もう限界なのか――。大相撲九州場所5日目(15日、福岡国際センター)、横綱稀勢の里(32=田子ノ浦)が途中休場した。今場所は自身初の一人横綱として臨んだが、初日から4連敗。初日の取組で右ヒザを痛めていた影響もあり、リタイアとなった。横綱に昇進した2017年の春場所以降、11場所で9度目の休場。来年1月の初場所に進退がかかることになるが、果たして和製横綱は逆境をはね返せるか。

 この日の午前、稀勢の里は福岡・大野城市の宿舎で「休場することになりました」と表明。「初日の相撲で(右ヒザを)痛めてしまって2日目以降は本来の相撲と程遠かった。(最後まで)務め上げたい気持ちはあったけど、体が続かなかった」と理由を説明した。

 師匠の田子ノ浦親方(42=元幕内隆の鶴)によると、稀勢の里は「このままでは終われない。チャンスをください」と現役続行の意欲を口にしたという。ただ、初場所で進退がかかるのは避けられない。芝田山広報部長(56=元横綱大乃国)も「これ(休場)を続けるわけにはいかない」と後がない状況を強調した。

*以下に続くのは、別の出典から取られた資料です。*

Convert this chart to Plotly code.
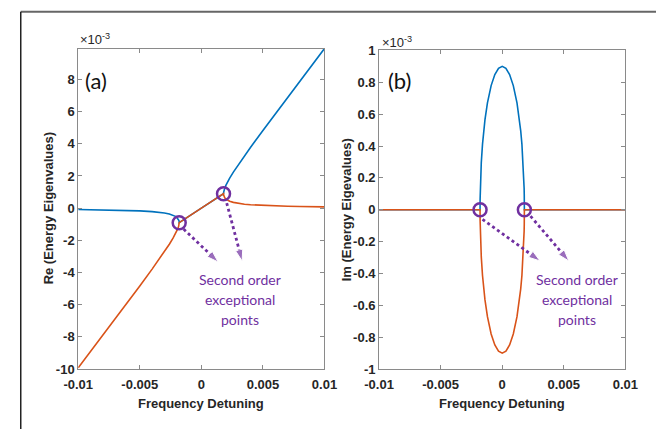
import plotly.graph_objects as go

# ---------------- data ----------------
# Frequency detuning grid (real part panel)
detuning_re = [-0.01, -0.009, -0.008, -0.007, -0.006, -0.005, -0.004, -0.0035, -0.003,
               -0.0026, -0.0023, -0.0021, -0.002, -0.0019, -0.00185, -0.00182, -0.00181,
               -0.001805, -0.0018, 0.0,
               0.0018, 0.001805, 0.00181, 0.00182, 0.00185, 0.0019, 0.002, 0.0021, 0.0023,
               0.0026, 0.003, 0.0035, 0.004, 0.005, 0.006, 0.007, 0.008, 0.009, 0.01]
# Re of eigenvalues, in units of 1e-3
re_blue = [-0.0817, -0.0909, -0.1026, -0.1177, -0.1382, -0.1676, -0.2139, -0.2492, -0.3,
           -0.3619, -0.4341, -0.5092, -0.5641, -0.6459, -0.7114, -0.7755, -0.81,
           -0.8354, -0.9, 0.0,
           0.9, 0.9696, 1.0, 1.0445, 1.1386, 1.2541, 1.4359, 1.5908, 1.8659,
           2.2381, 2.7, 3.2508, 3.7861, 4.8324, 5.8618, 6.8823, 7.8974, 8.9091, 9.9183]
re_orange = [-9.9183, -8.9091, -7.8974, -6.8823, -5.8618, -4.8324, -3.7861, -3.2508, -2.7,
             -2.2381, -1.8659, -1.5908, -1.4359, -1.2541, -1.1386, -1.0445, -1.0,
             -0.9696, -0.9, 0.0,
             0.9, 0.8354, 0.81, 0.7755, 0.7114, 0.6459, 0.5641, 0.5092, 0.4341,
             0.3619, 0.3, 0.2492, 0.2139, 0.1676, 0.1382, 0.1177, 0.1026, 0.0909, 0.0817]

# Frequency detuning grid (imaginary part panel)
detuning_im = [-0.01, -0.0018, -0.001795, -0.00179, -0.00178, -0.00175, -0.0017, -0.0016,
               -0.0015, -0.0014, -0.0012, -0.0009, -0.0006, -0.0003, 0.0, 0.0003, 0.0006,
               0.0009, 0.0012, 0.0014, 0.0015, 0.0016, 0.0017, 0.00175, 0.00178, 0.00179,
               0.001795, 0.0018, 0.01]
im_blue = [0, 0, 0.0670, 0.0947, 0.1338, 0.2107, 0.2958, 0.4123, 0.4975, 0.5657, 0.6708,
           0.7794, 0.8485, 0.8874, 0.9, 0.8874, 0.8485, 0.7794, 0.6708, 0.5657, 0.4975,
           0.4123, 0.2958, 0.2107, 0.1338, 0.0947, 0.0670, 0, 0]
im_orange = [-v for v in im_blue]

# Exceptional points
ep_re_x = [-0.0018, 0.0018]
ep_re_y = [-0.9, 0.9]
ep_im_x = [-0.0018, 0.0018]
ep_im_y = [0.0, 0.0]

# Dotted pointer arrows (start, end) for each panel
arrows_a = [([-0.00144, 0.00136], [-1.30, -3.34]), ([0.00206, 0.00331], [0.32, -3.28])]
arrows_b = [([-0.00160, 0.00307], [-0.06, -0.321]), ([0.00230, 0.00541], [-0.04, -0.321])]

x_ticks = [-0.01, -0.005, 0, 0.005, 0.01]
x_tick_text = ['-0.01', '-0.005', '0', '0.005', '0.01']
re_ticks = [-10, -8, -6, -4, -2, 0, 2, 4, 6, 8]
re_tick_text = ['-10', '-8', '-6', '-4', '-2', '0', '2', '4', '6', '8']
im_ticks = [-1, -0.8, -0.6, -0.4, -0.2, 0, 0.2, 0.4, 0.6, 0.8, 1]
im_tick_text = ['-1', '-0.8', '-0.6', '-0.4', '-0.2', '0', '0.2', '0.4', '0.6', '0.8', '1']
annot_lines = ['Second order', 'exceptional', 'points']

# ---------------- style ----------------
BLUE = '#0072BD'
ORANGE = '#D95319'
PURPLE = '#7030A0'
W, H = 669, 437

fig = go.Figure()

# panel (a)
fig.add_trace(go.Scatter(x=detuning_re, y=re_blue, mode='lines', line=dict(color=BLUE, width=1.6),
                         xaxis='x', yaxis='y', showlegend=False, hoverinfo='skip'))
fig.add_trace(go.Scatter(x=detuning_re, y=re_orange, mode='lines', line=dict(color=ORANGE, width=1.6),
                         xaxis='x', yaxis='y', showlegend=False, hoverinfo='skip'))
# panel (b)
fig.add_trace(go.Scatter(x=detuning_im, y=im_blue, mode='lines', line=dict(color=BLUE, width=1.6),
                         xaxis='x2', yaxis='y2', showlegend=False, hoverinfo='skip'))
fig.add_trace(go.Scatter(x=detuning_im, y=im_orange, mode='lines', line=dict(color=ORANGE, width=1.6),
                         xaxis='x2', yaxis='y2', showlegend=False, hoverinfo='skip'))

# arrows
for arrows, xa, ya in [(arrows_a, 'x', 'y'), (arrows_b, 'x2', 'y2')]:
    for ax_, ay_ in arrows:
        fig.add_trace(go.Scatter(x=ax_, y=ay_, mode='lines+markers',
                                 line=dict(color=PURPLE, width=2.8, dash='dot'),
                                 marker=dict(symbol='arrow', size=[0, 12], color=PURPLE,
                                             angleref='previous'),
                                 xaxis=xa, yaxis=ya, showlegend=False, hoverinfo='skip'))

# exceptional point circles
fig.add_trace(go.Scatter(x=ep_re_x, y=ep_re_y, mode='markers',
                         marker=dict(symbol='circle-open', size=13, color=PURPLE, line=dict(width=2.5)),
                         xaxis='x', yaxis='y', showlegend=False, hoverinfo='skip'))
fig.add_trace(go.Scatter(x=ep_im_x, y=ep_im_y, mode='markers',
                         marker=dict(symbol='circle-open', size=13, color=PURPLE, line=dict(width=2.5)),
                         xaxis='x2', yaxis='y2', showlegend=False, hoverinfo='skip'))

tickfont = dict(family='Liberation Sans, Arial, sans-serif', size=13, color='#262626', weight='bold')
axis_common = dict(showline=True, linecolor='#8a8a8a', linewidth=1, mirror='ticks', ticks='inside',
                   ticklen=4, tickcolor='#8a8a8a', showgrid=False, zeroline=False, tickfont=tickfont)

y_top = 1 - 43 / H
y_bot = 1 - 375 / H
fig.update_layout(
    width=W, height=H, margin=dict(l=0, r=0, t=0, b=0),
    paper_bgcolor='white', plot_bgcolor='white',
    xaxis=dict(domain=[66 / W, 323 / W], range=[-0.01, 0.01], tickvals=x_ticks, ticktext=x_tick_text,
               anchor='y', ticklabelstandoff=3, **axis_common),
    yaxis=dict(domain=[y_bot, y_top], range=[-10, 9.92], tickvals=re_ticks, ticktext=re_tick_text,
               anchor='x', **axis_common),
    xaxis2=dict(domain=[380 / W, 637 / W], range=[-0.01, 0.01], tickvals=x_ticks, ticktext=x_tick_text,
                anchor='y2', ticklabelstandoff=3, **axis_common),
    yaxis2=dict(domain=[y_bot, 1 - 45 / H], range=[-1, 1], tickvals=im_ticks, ticktext=im_tick_text,
                anchor='x2', **axis_common),
)

title_font = dict(family='Liberation Sans, Arial, sans-serif', size=13, color='#262626', weight='bold')
calib = 'Lato, Open Sans, sans-serif'
ann = []
ann.append(dict(text='Frequency Detuning', x=194.5 / W, y=1 - 411 / H, xref='paper', yref='paper',
                showarrow=False, font=title_font, xanchor='center', yanchor='middle'))
ann.append(dict(text='Frequency Detuning', x=508.5 / W, y=1 - 411 / H, xref='paper', yref='paper',
                showarrow=False, font=title_font, xanchor='center', yanchor='middle'))
ann.append(dict(text='Re (Energy Eigenvalues)', x=35 / W, y=1 - 209 / H, xref='paper', yref='paper',
                showarrow=False, font=title_font, textangle=-90, xanchor='center', yanchor='middle'))
ann.append(dict(text='Im (Energy Eigevalues)', x=346 / W, y=1 - 210 / H, xref='paper', yref='paper',
                showarrow=False, font=title_font, textangle=-90, xanchor='center', yanchor='middle'))
for xp, yp in [(66, 33), (381, 36)]:
    ann.append(dict(text='\u00d710<sup>-3</sup>', x=xp / W, y=1 - yp / H, xref='paper', yref='paper',
                    showarrow=False, xanchor='left', yanchor='middle',
                    font=dict(family='Liberation Sans, Arial, sans-serif', size=13, color='#262626')))
for lab, xp in [('(a)', 85), ('(b)', 401)]:
    ann.append(dict(text=lab, x=xp / W, y=1 - 76 / H, xref='paper', yref='paper', showarrow=False,
                    xanchor='center', yanchor='middle', font=dict(family=calib, size=22, color='#111111')))
for xp in [235, 587]:
    for line_text, yp in zip(annot_lines, [282, 303, 324]):
        ann.append(dict(text=line_text, x=xp / W, y=1 - yp / H,
                        xref='paper', yref='paper', showarrow=False, xanchor='center', yanchor='middle',
                        font=dict(family=calib, size=14, color=PURPLE)))
fig.update_layout(annotations=ann)

# outer frame lines (top and left edges)
fig.update_layout(shapes=[
    dict(type='line', xref='paper', yref='paper', x0=6 / W, x1=1, y0=1 - 5 / H, y1=1 - 5 / H,
         line=dict(color='#666666', width=2)),
    dict(type='line', xref='paper', yref='paper', x0=6 / W, x1=6 / W, y0=0, y1=1 - 5 / H,
         line=dict(color='#222222', width=1.5)),
])

fig.write_html('out.html', config={'displayModeBar': False},
               post_script="document.body.style.margin='0';")
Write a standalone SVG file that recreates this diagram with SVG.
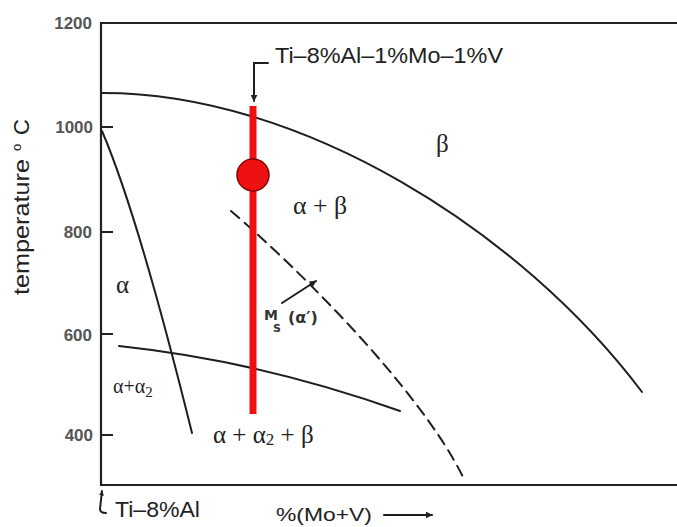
<svg xmlns="http://www.w3.org/2000/svg" width="677" height="527" viewBox="0 0 677 527">
<style>
.ln{fill:none;stroke:#1e1e1e;stroke-width:2;stroke-linecap:round}
.ax{fill:none;stroke:#222;stroke-width:2.2}
.tk{font-family:"Liberation Sans",Arial,sans-serif;font-size:17px;font-weight:bold;fill:#555;text-anchor:end}
.sans{font-family:"Liberation Sans",Arial,sans-serif;fill:#222}
.gr{font-family:"Liberation Serif","Times New Roman",serif;fill:#222}
.hand{font-family:"DejaVu Sans",sans-serif;font-weight:bold;fill:#333}
</style>
<defs>
<marker id="ah" viewBox="0 0 10 10" refX="9" refY="5" markerWidth="7" markerHeight="7" orient="auto" markerUnits="userSpaceOnUse">
<path d="M0,0 L10,5 L0,10 z" fill="#222"/>
</marker>
<marker id="ahs" viewBox="0 0 10 10" refX="9" refY="5" markerWidth="5" markerHeight="5" orient="auto-start-reverse" markerUnits="userSpaceOnUse">
<path d="M0,0 L10,5 L0,10 z" fill="#222"/>
</marker>
</defs>
<rect width="677" height="527" fill="#fff"/>

<g id="axes">
<path class="ax" d="M677,23 L101,23 L101,485 L677,485"/>
<path class="ax" d="M101,127 H113 M101,232 H113 M101,334 H113 M101,435 H113"/>
<text class="tk" x="92" y="29">1200</text>
<text class="tk" x="93" y="133">1000</text>
<text class="tk" x="92" y="238">800</text>
<text class="tk" x="92" y="341">600</text>
<text class="tk" x="93" y="441">400</text>
<g transform="translate(29,295) rotate(-90)">
<text class="sans" x="0" y="0" font-size="22" textLength="136" lengthAdjust="spacingAndGlyphs">temperature</text>
<text class="sans" x="144" y="-8" font-size="13">o</text>
<text class="sans" x="160" y="0" font-size="22">C</text>
</g>
<path class="ln" d="M102,491 L100,509 Q100,513 106,513" marker-start="url(#ahs)"/>
<text class="sans" x="115" y="517" font-size="22" textLength="85" lengthAdjust="spacingAndGlyphs">Ti–8%Al</text>
<text class="sans" x="276" y="521" font-size="19" textLength="96" lengthAdjust="spacingAndGlyphs">%(Mo+V)</text>
<path class="ln" d="M384,515 H432" marker-end="url(#ah)"/>
</g>

<g id="connectors">
<path id="beta-transus" class="ln" d="M101,93 C300,92 520,230 642,392"/>
<path id="alpha-boundary" class="ln" d="M102,131 Q138,215 192,433"/>
<path id="alpha2-boundary" class="ln" d="M119,346 Q260,361 400,411"/>
<path id="ms-line" class="ln" d="M231,211 C300,270 420,390 463,477" stroke-dasharray="11 7" stroke-linecap="butt"/>
<path id="ms-arrow" class="ln" d="M282,303 L316,281" stroke-width="1.6" marker-end="url(#ah)"/>
<path id="alloy-arrow" class="ln" d="M268,63 H254 V101" stroke-width="1.8" marker-end="url(#ah)"/>
</g>

<g id="alloy">
<line x1="253" y1="106" x2="253" y2="414" stroke="#ee1111" stroke-width="7"/>
<circle cx="253" cy="175" r="16" fill="#ee1111" stroke="#8a0000" stroke-width="1.5"/>
<text class="sans" x="275" y="63" font-size="22" textLength="228" lengthAdjust="spacingAndGlyphs">Ti–8%Al–1%Mo–1%V</text>
</g>

<g id="labels">
<text class="gr" x="436" y="152" font-size="25">β</text>
<text class="gr" x="293" y="214" font-size="25" textLength="54" lengthAdjust="spacingAndGlyphs">α + β</text>
<text class="gr" x="116" y="293" font-size="25">α</text>
<text class="gr" x="113" y="393" font-size="20">α+α<tspan font-size="15" dy="4">2</tspan></text>
<text class="gr" x="213" y="443" font-size="25">α + α<tspan font-size="17" dy="2">2</tspan><tspan dy="-2"> + β</tspan></text>
<text class="hand" x="264" y="320" font-size="14">M</text>
<text class="hand" x="273" y="332" font-size="11">S</text>
<text class="hand" x="288" y="323" font-size="16">(α′)</text>
</g>
</svg>
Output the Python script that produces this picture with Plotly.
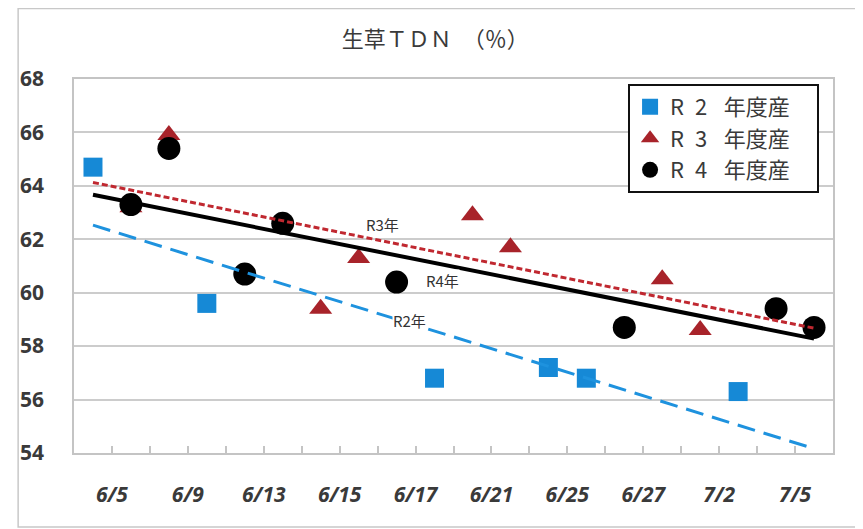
import numpy as np
import plotly.graph_objects as go

# ---- data ----
tick_labels = ["6/5", "6/9", "6/13", "6/15", "6/17", "6/21", "6/25", "6/27", "7/2", "7/5"]
n_slots = 20

r2_slots = [0, 3, 9, 12, 13, 17]
r2_vals = [64.7, 59.6, 56.8, 57.2, 56.8, 56.3]

r3_slots = [1, 2, 6, 7, 10, 11, 15, 16]
r3_vals = [63.2, 65.9, 59.4, 61.3, 62.9, 61.7, 60.5, 58.6]

r4_slots = [1, 2, 4, 5, 8, 14, 18, 19]
r4_vals = [63.3, 65.4, 60.7, 62.6, 60.4, 58.7, 59.4, 58.7]

series_names = ["R\u20022\u2002\u2005年度産\u2003", "R\u20023\u2002\u2005年度産\u2003", "R\u20024\u2002\u2005年度産\u2003"]
trend_labels = ["R2年", "R3年", "R4年"]

JP = "Noto Sans CJK JP"
TXT = "#3a3a3a"

fig = go.Figure()

# markers
fig.add_trace(go.Scatter(x=r2_slots, y=r2_vals, mode="markers", name=series_names[0],
                         marker=dict(symbol="square", size=19, color="#1689D6"),
                         legendgroup="a"))
fig.add_trace(go.Scatter(x=r3_slots, y=r3_vals, mode="markers", name=series_names[1],
                         marker=dict(symbol="triangle-up", size=20, color="#A8232A"),
                         legendgroup="b"))
fig.add_trace(go.Scatter(x=r4_slots, y=r4_vals, mode="markers", name=series_names[2],
                         marker=dict(symbol="circle", size=23, color="#000000"),
                         legendgroup="c"))

# linear trendlines over the full category range
xs = np.array([0, n_slots - 1])
for slots, vals, col, dash, w in [
    (r2_slots, r2_vals, "#1E92DE", "18px,9px", 3),
    (r3_slots, r3_vals, "#C02830", "6px,3px", 3),
    (r4_slots, r4_vals, "#000000", "solid", 4),
]:
    k, b = np.polyfit(slots, vals, 1)
    fig.add_trace(go.Scatter(x=xs, y=k * xs + b, mode="lines", showlegend=False,
                             line=dict(color=col, dash=dash, width=w), hoverinfo="skip"))

# trendline labels
for txt, ax, ay in [(trend_labels[1], 7.63, 62.55), (trend_labels[2], 9.2, 60.45), (trend_labels[0], 8.35, 58.95)]:
    fig.add_annotation(x=ax, y=ay, text=txt, showarrow=False,
                       font=dict(family=JP, size=15, color="#333333"),
                       bgcolor="white", borderpad=0)

tickvals = [-0.5 + k for k in range(n_slots + 1)]
ticktext = []
li = 0
for k in range(n_slots + 1):
    if k % 2 == 1 and li < len(tick_labels):
        ticktext.append(tick_labels[li]); li += 1
    else:
        ticktext.append("")

fig.update_xaxes(range=[-0.5, n_slots - 0.5], tickmode="array", tickvals=tickvals, ticktext=ticktext,
                 showgrid=False, zeroline=False, showline=True, mirror=True,
                 linecolor="#c4c4c4", linewidth=1.5,
                 ticks="inside", ticklen=7, tickcolor="#c4c4c4", tickwidth=1.5,
                 ticklabelstandoff=22,
                 tickfont=dict(family="Open Sans", size=21, color=TXT, style="italic", weight="bold"))
fig.update_yaxes(range=[54, 68], dtick=2, tick0=54, showgrid=True, gridcolor="#cccccc", gridwidth=1.5,
                 zeroline=False, showline=True, mirror=True, linecolor="#c4c4c4", linewidth=1.5,
                 ticks="", ticklabelstandoff=24,
                 tickfont=dict(family="Open Sans", size=21, color=TXT, weight="bold"))

# outer chart border
fig.add_shape(type="rect", xref="paper", yref="paper",
              x0=-0.0736, x1=1.035, y0=-0.198, y1=1.1885,
              line=dict(color="#c8c8c8", width=1.5), fillcolor="rgba(0,0,0,0)")

fig.update_layout(
    width=863, height=529,
    margin=dict(l=57, r=38, t=71, b=84),
    paper_bgcolor="white", plot_bgcolor="white",
    title=dict(text="生草ＴＤＮ　（％）", x=0.495, xanchor="center", y=0.94, yanchor="middle",
               font=dict(family=JP, size=22, color=TXT)),
    legend=dict(x=0.730, y=0.987, xanchor="left", yanchor="top",
                bordercolor="#111111", borderwidth=2, bgcolor="white",
                font=dict(family=JP, size=22, color=TXT),
                traceorder="grouped", tracegroupgap=0,
                itemwidth=30),
    showlegend=True,
)

fig.write_html("out.html")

 協会の諮問機関、横綱審議委員会の北村正任委員長(毎日新聞社名誉顧問)は「横綱の第一の条件である強さが満たされない状態が長期にわたっており、これを取り戻す気力と体力を持続できるか心配している」とのコメントを発表した。26日に定例会合を開く横審が、激励、注意、引退勧告の3つがある決議をするのかも注目される。

 いずれにしても、崖っ縁に立たされた和製横綱は、初場所で復活できるのだろうか。浅香山親方(46=元大関魁皇)は「体は動いていた。要は気の持ちようだ」とし、関脇転落から2度の大関復帰を果たした元栃東の玉ノ井親方(42)は「1年以上も連続で休んだ。1場所出場したくらいでは相撲勘がしっかり戻っていない」と指摘した。

 また、かねて周囲から“悪癖”と指摘される左を差しにいく単調な攻めも改善が必要だ。稀勢の里が逆転負けした4日目の栃煌山(31=春日野)との対戦。左四つで右を抱えながら出たが、左すくい投げに屈したことに、玉ノ井親方は「右でまわしを取っておけば危なげなく勝てた」という。

 八角理事長(55=元横綱北勝海)は「開き直って稽古するしかない。内容うんぬんより、とにかく番数をこなして自信を取り戻すしかない」と奮起を促したが…。和製横綱が正念場だ。